Saturday, October 23, 2010

Permission to do nothing

In my room at the retreat, there were four pieces of paper when I arrived. An envelope for a donation. I set it aside as I had written a check when I first arrived. There was a schedule of the services, meals, prayer times, a little bit about the Abbey and the life there. There was a map of the many acres with hiking trails and old roads and ideas for walks. And there was a goldenrod sheet of suggestions for a successful retreat.

At the heart of the suggestions was quietude. Just being so that God could find us, God could plug into us, and not the other way around. You may have come with problems to solve, it said. Just rest and be and the answers will come. You may have come to find something. Just rest and be and it will arrive.

In so many ways, this page seemed written for me. This desire to do little, this desire to wait and be spoken to. This desire to rest easy and see what might happen. I have been on perhaps a half-dozen Buddhist retreats. All lovely and soothing. But I had always wanted to get somewhere. To deepen my practice, be a better Buddhist, improve somehow. I had come with problems to solve and with each meditation when it didn’t feel solved, I felt frustrated. Each time I meditated and fell asleep, I felt unworthy. I was longing then too but figured I had to do something with the longing, not just wait.

When my spiritual director spoke of her retreat during seminary, of doing relatively nothing, the idea both frightened me and called to me. And I knew, in that moment, that it was something I wanted and needed to do. That I needed to let go of my identity as an overachiever, as the one in charge, in control, and responsible for the universe, if only for a few days. To see what that was like. To learn by not doing. To see what contemplation and rest could do for me.

And here in these suggestions was all the permission I needed.

1 comment:

sorella said...

Dear Jill,

You mentioned in your prior post how those of us who know you would be surprised at your resting and not doing much when you arrived at the abbey. Frankly, I'm not surprised at all! You have expressed a great yearning for such a way of being for a long time now.

An instructor for a screenwriting seminar that I took a long time ago congratulated us first thing: "Many people paid for this seminar and did not show up," he explained, "and some of them may have made it as far as the parking lot." He praised us for our courage in coming into the auditorium.

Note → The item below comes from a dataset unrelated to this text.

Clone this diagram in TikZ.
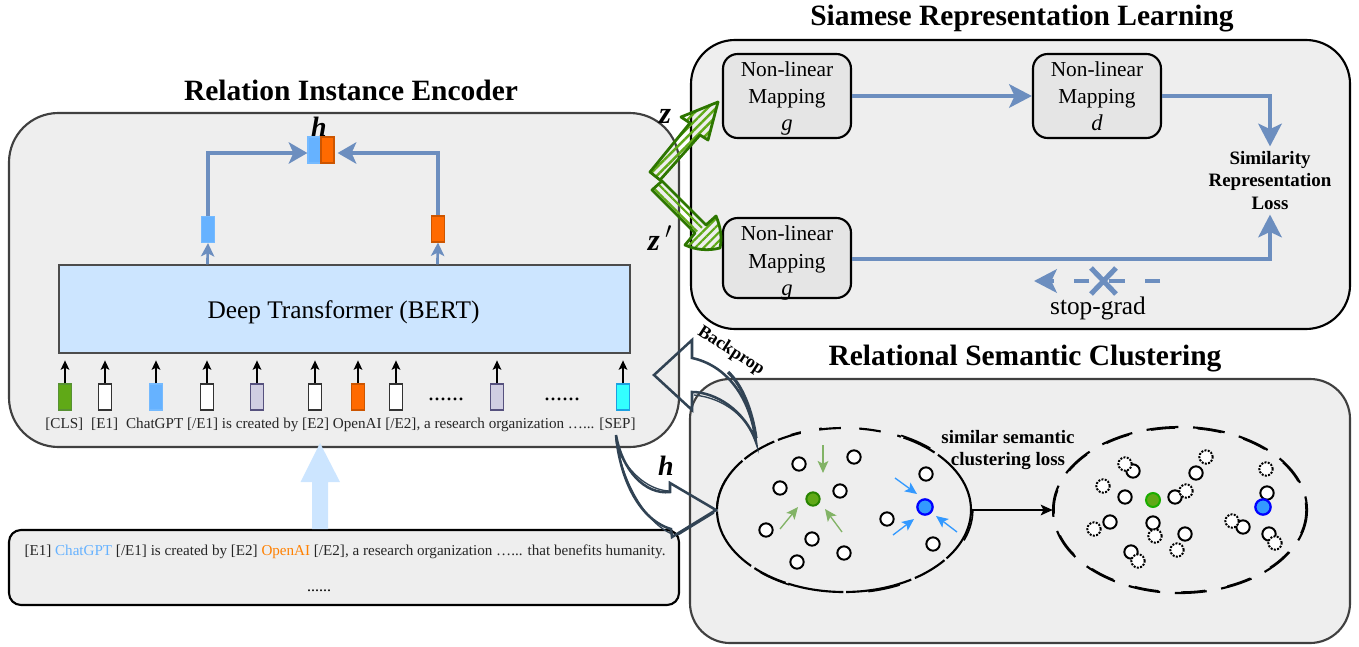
\documentclass[tikz,border=0pt]{standalone}
\usepackage{fontspec}
\setmainfont{Liberation Serif}
\usetikzlibrary{arrows.meta,patterns.meta,calc}
\definecolor{panelfill}{HTML}{EEEEEE}
\definecolor{bluelink}{HTML}{6C8EBF}
\definecolor{tokblue}{HTML}{66B2FF}
\definecolor{tokorange}{HTML}{FF6A00}
\definecolor{tokpurple}{HTML}{D0CEE2}
\definecolor{tokpurpleline}{HTML}{56517E}
\definecolor{tokgreen}{HTML}{60A917}
\definecolor{darkgreen}{HTML}{2D7600}
\definecolor{slatearrow}{HTML}{314354}
\definecolor{bertfill}{HTML}{CCE5FF}
\definecolor{greenlink}{HTML}{82B366}
\definecolor{bluein}{HTML}{3399FF}
\definecolor{tokcyan}{HTML}{33FFFF}
\definecolor{tokcyanline}{HTML}{1BA1E2}
\tikzset{
  panel/.style={draw,fill=panelfill,inner sep=0pt,line width=1.6pt},
  tok/.style={draw,inner sep=0pt,minimum width=9.75pt,minimum height=19.5pt,line width=0.9pt},
  tokw/.style={tok,fill=white,draw=black!80},
  tokb/.style={tok,fill=tokblue,draw=tokblue!90!white},
  toko/.style={tok,fill=tokorange,draw=tokorange!80!black},
  tokp/.style={tok,fill=tokpurple,draw=tokpurpleline},
  tokg/.style={tok,fill=tokgreen,draw=darkgreen!80},
  tokc/.style={tok,fill=tokcyan,draw=tokcyanline},
  bigblue/.style={draw=bluelink,line width=3.6pt,-{Stealth[length=17pt,width=17.5pt,inset=4pt]}},
  midblue/.style={draw=bluelink,line width=2.6pt,-{Stealth[length=14pt,width=16pt,inset=3.5pt]}},
  smallblue/.style={draw=bluelink,line width=2pt,-{Stealth[length=10pt,width=10pt,inset=2.5pt]}},
  tiny/.style={draw=black,line width=0.9pt,-{Stealth[length=7pt,width=6.5pt,inset=1.5pt]}},
  mapbox/.style={draw,fill=black!10,rounded corners=11pt,line width=1.6pt,minimum width=96pt,align=center,inner sep=0pt,font=\fontsize{16}{20.5}\selectfont},
  titlefont/.style={font=\fontsize{22.1}{26}\selectfont\bfseries},
  lossfont/.style={font=\fontsize{14.2}{17}\selectfont\bfseries,align=center},
  open/.style={circle,draw=black,fill=white,line width=1.5pt,minimum size=10pt,inner sep=0pt},
  dots/.style={open,densely dotted},
  sketcharrow/.style={draw=darkgreen,line width=2.1pt,line join=round},
  slatecurve/.style={draw=slatearrow,line width=1.9pt,line join=miter},
  gin/.style={draw=greenlink,line width=1pt,-{Stealth[length=9pt,width=8pt,inset=2pt]}},
  bin/.style={draw=bluein,line width=1pt,-{Stealth[length=9pt,width=8pt,inset=2pt]}},
}
\begin{document}
\begin{tikzpicture}[x=0.75pt,y=-0.75pt]
\useasboundingbox (0,0) rectangle (1359,646);

% panels
\node[panel,draw=black!75,minimum width=502.5pt,minimum height=250.5pt,rounded corners=37pt] (enc) at (344,280) {};
\node[panel,draw=black,minimum width=494.25pt,minimum height=216.75pt,rounded corners=33pt] (sia) at (1020.5,184.5) {};
\node[panel,draw=black!75,minimum width=495pt,minimum height=198pt,rounded corners=30pt] (clu) at (1020,511) {};
\node[panel,draw=black,minimum width=502.5pt,minimum height=56.25pt,rounded corners=9pt] (inp) at (344,567.5) {};

% titles
\node[titlefont] (t1) at (351,90) {Relation Instance Encoder};
\node[titlefont] (t2) at (1022,18.5) {Siamese Representation Learning};
\node[titlefont] (t3) at (1025,359) {Relational Semantic Clustering};

% BERT
\node[draw=black!70,fill=bertfill,line width=0.9pt,minimum width=428.25pt,minimum height=66pt,inner sep=0pt] (bert) at (344.5,309) {};
\node[font=\fontsize{19}{23}\selectfont,inner sep=0pt] (berttext) at (343.5,312) {Deep Transformer (BERT)};

% tokens
\node[tokg] (k1) at (65,397) {};
\node[tokw] (k2) at (105,397) {};
\node[tokb] (k3) at (156,397) {};
\node[tokw] (k4) at (207,397) {};
\node[tokp] (k5) at (257,397) {};
\node[tokw] (k6) at (315,397) {};
\node[toko] (k7) at (358,397) {};
\node[tokw] (k8) at (396,397) {};
\node[tokp] (k9) at (497,397) {};
\node[tokc] (k10) at (623,397) {};
\foreach \i in {1,...,10}{
  \coordinate (e\i) at ($(k\i.north)+(0,-23)$);
  \draw[tiny] (k\i.north) -- (e\i);
}
\node[font=\fontsize{18}{20}\selectfont,anchor=base,inner sep=0pt] (dots1) at (446,400) {......};
\node[font=\fontsize{18}{20}\selectfont,anchor=base,inner sep=0pt] (dots2) at (562,400) {......};
\node[font=\fontsize{11.35}{13}\selectfont,text=black!85,inner sep=0pt] (sent) at (340.5,424.5) {[CLS]\hspace{6pt}[E1]\hspace{6pt}ChatGPT [/E1] is created by [E2] OpenAI [/E2], a research organization …... [SEP]};

% encoder output
\node[tokb] (hl) at (208,229.5) {};
\node[toko] (hr) at (438,229) {};
\node[tokb] (hb) at (314.5,150) {};
\node[toko] (ho) at (327.5,150) {};
\node[font=\fontsize{21}{24}\selectfont\bfseries\itshape] (hlab) at (319,127) {h};
\draw[smallblue] ($(bert.north west)+(149,0)$) -- (hl.south);
\draw[smallblue] ($(bert.north west)+(379,0)$) -- (hr.south);
\draw[midblue] (hl.north) |- ($(hb.west)+(0,3)$);
\draw[midblue] (hr.north) |- ($(ho.east)+(3,3)$);

% input box
\node[font=\fontsize{11.33}{13}\selectfont,text=black!85,inner sep=0pt] (intext) at (345,551.5) {[E1] \textcolor{tokblue}{ChatGPT} [/E1] is created by [E2] \textcolor{orange}{OpenAI} [/E2], a research organization …... that benefits humanity.};
\node[font=\fontsize{12}{14}\selectfont] (indots) at (319,591) {......};
\fill[bertfill] (320,443) -- (340,482) -- (328,482) -- (328,529) -- (312,529) -- (312,482) -- (300.5,482) -- cycle;

% mapping boxes
\node[mapbox,minimum height=63pt] (m1) at (787,96) {Non-linear\\Mapping\\{\fontsize{17}{20.5}\selectfont\smash{\textit{g}}}};
\node[mapbox,minimum height=63pt] (m2) at (1097,96) {Non-linear\\Mapping\\{\fontsize{17}{20.5}\selectfont\smash{\textit{d}}}};
\node[mapbox,minimum height=60pt] (m3) at (787,258) {\rule{0pt}{15pt}Non-linear\\Mapping\\{\fontsize{17}{20.5}\selectfont\smash{\textit{g}}}};
\node[lossfont] (loss) at (1270,180.5) {Similarity\\Representation\\Loss};
\draw[bigblue] (m1.east) -- (m2.west);
\draw[bigblue] (m2.east) -| (loss.north);
\draw[bigblue] (m3.east |- 0,259) -| (loss.south);
\coordinate (sgs) at (1160,281);
\coordinate (sge) at (1034,281);
\draw[draw=bluelink,line width=3.4pt,dash pattern=on 11.5pt off 15pt,-{Stealth[length=17pt,width=17.5pt,inset=4pt]}] (sgs) -- (sge);
\draw[bluelink,line width=3.8pt] (1091,268) -- (1116,294) (1116,268) -- (1091,294);
\node[font=\fontsize{19}{23}\selectfont] (sg) at (1098,308) {stop-grad};

% sketched z arrows
\path[pattern={Lines[angle=45,distance=4.5pt,line width=1.8pt]},pattern color=tokgreen]
  (650,172) -- (660,180) -- (700,135) -- (708,140) -- (718,102) -- (681,117) -- (690,123) -- cycle;
\draw[sketcharrow] (650,172) -- (660,180) -- (700,135) -- (708,140) -- (718,102) -- (681,117) -- (690,123) -- cycle;
\path[pattern={Lines[angle=45,distance=4.5pt,line width=1.6pt]},pattern color=tokgreen]
  (695,233) -- (706,225) -- (716,216) .. controls (721,228) and (722,238) .. (720,248) .. controls (708,251) and (696,250) .. (685,245) -- cycle;
\path[pattern={Lines[angle=-45,distance=4.5pt,line width=1.6pt]},pattern color=tokgreen]
  (652,190) -- (662,181) -- (706,225) -- (695,233) -- cycle;
\draw[sketcharrow] (652,190) -- (662,181) -- (706,225) -- (716,216) .. controls (721,228) and (722,238) .. (720,248) .. controls (708,251) and (696,250) .. (685,245) -- (695,233) -- cycle;
\node[font=\fontsize{23}{26}\selectfont\bfseries\itshape] (zl) at (665,116) {z};
\node[font=\fontsize{23}{26}\selectfont\bfseries\itshape] (zp) at (660,238) {z$\,'$};

% ellipses
\coordinate (ce1) at (844,510);
\coordinate (ce2) at (1180,510);
\draw[black,line width=1.6pt,dash pattern=on 42pt off 2pt on 26pt off 3pt on 50pt off 2pt] (ce1) ellipse [x radius=127,y radius=82];
\draw[black,line width=1.2pt,dash pattern=on 24pt off 60pt] ([xshift=0.6pt]ce1) ellipse [x radius=128,y radius=83];
\draw[panelfill,line width=4pt] (801,432.5) -- (819,429.5) (841,428) -- (859,428) (881,431) -- (897,436);
\draw[black,line width=1.6pt,dash pattern=on 24pt off 11pt] (ce2) ellipse [x radius=127,y radius=83];
\draw[black,line width=1.1pt,dash pattern=on 18pt off 17pt] (ce2) ellipse [x radius=126,y radius=82];
\node[inner sep=0pt,minimum size=0pt] (el1e) at (971,510) {};
\node[inner sep=0pt,minimum size=0pt] (el2w) at (1053,510) {};
\draw[black,line width=1.2pt,-{Stealth[length=9pt,width=8pt,inset=2pt]}] (el1e) -- (el2w);
\node[lossfont] (simloss) at (1008,450) {similar semantic\\clustering loss};

% left cluster
\foreach \x/\y [count=\n] in {799/464,854/457,780/488,840/491,766/530,812/539,844/553,797/562,887/519,926/474,933/544}
  \node[open] (a\n) at (\x,\y) {};
\node[circle,draw=darkgreen!90!green,fill=tokgreen,line width=1.5pt,minimum size=10pt,inner sep=0pt] (ga) at (813,499) {};
\node[circle,draw=blue,fill=bluein,line width=1.7pt,minimum size=11.5pt,inner sep=0pt] (ba) at (925,507) {};
\coordinate (g1) at (823,445);
\coordinate (g2) at (780,529);
\coordinate (g3) at (842,532);
\coordinate (g1t) at (823,473);
\coordinate (g2t) at (798,507);
\coordinate (g3t) at (825,509);
\draw[gin] (g1) -- (g1t);
\draw[gin] (g2) -- (g2t);
\draw[gin] (g3) -- (g3t);
\coordinate (b1) at (895,478);
\coordinate (b2) at (893,535);
\coordinate (b3) at (957,532);
\coordinate (b1t) at (917,494);
\coordinate (b2t) at (914,519);
\coordinate (b3t) at (936,516);
\draw[bin] (b1) -- (b1t);
\draw[bin] (b2) -- (b2t);
\draw[bin] (b3) -- (b3t);

% right cluster
\foreach \x/\y [count=\n] in {1133/471,1196/473,1125/497,1175/497,1110/522,1153/523,1185/534,1131/552,1243/527,1267/493,1269/534}
  \node[open] (c\n) at (\x,\y) {};
\foreach \x/\y [count=\n] in {1125/464,1206/457,1103/486,1186/491,1094/529,1155/536,1177/550,1138/561,1232/521,1266/469,1275/543}
  \node[dots] (d\n) at (\x,\y) {};
\node[circle,draw=darkgreen!60!green,fill=tokgreen,line width=1.5pt,minimum size=10.5pt,inner sep=0pt] (gb) at (1153,500) {};
\node[circle,draw=blue,fill=bluein,line width=1.7pt,minimum size=11.5pt,inner sep=0pt] (bb) at (1263,507) {};

% backprop arrow
\coordinate (bpt) at (756,442);
\draw[slatecurve] (bpt) .. controls (750,395) and (725,365) .. (692,358) -- (692,340) -- (654,375) -- (692,410) -- (692,392) .. controls (715,392) and (745,410) .. cycle;
\draw[slatecurve,line width=1pt] (bpt) .. controls (748,418) and (725,398) .. (694,395);
\draw[slatecurve,line width=2.4pt] (756,438) .. controls (752,410) and (742,385) .. (728,372);
\node[font=\fontsize{13.5}{16}\selectfont\bfseries,rotate=-33] (bp) at (731,351) {Backprop};
\node[font=\fontsize{21}{24}\selectfont\bfseries\itshape] (hh) at (666,466) {h};

% h arrows
\coordinate (hs) at (616,435);
\draw[slatecurve] (hs) .. controls (622,470) and (645,495) .. (670,492) -- (670,483) -- (716,510) -- (672,537) -- (671,529) .. controls (640,520) and (620,480) .. cycle;
\draw[slatecurve,line width=1pt] (618,450) .. controls (630,475) and (650,490) .. (669,491);
\draw[slatecurve,line width=1pt] (678,535) -- (714,513);
\draw[slatecurve,line width=1pt] (616,440) .. controls (624,490) and (650,525) .. (672,534);
\end{tikzpicture}
\end{document}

When you stepped out of your car, that was your biggest, bravest move. BRAVA! It seems your challenge is to figure out how to give yourself permission; once you "get in the auditorium," you have a clear sense of what you want to do (rest, not hurry, not overload on responsibility). Perhaps your relationship with food has kept you from noticing when those opportunities come up, or from taking them when you ARE aware of them, in your daily routine?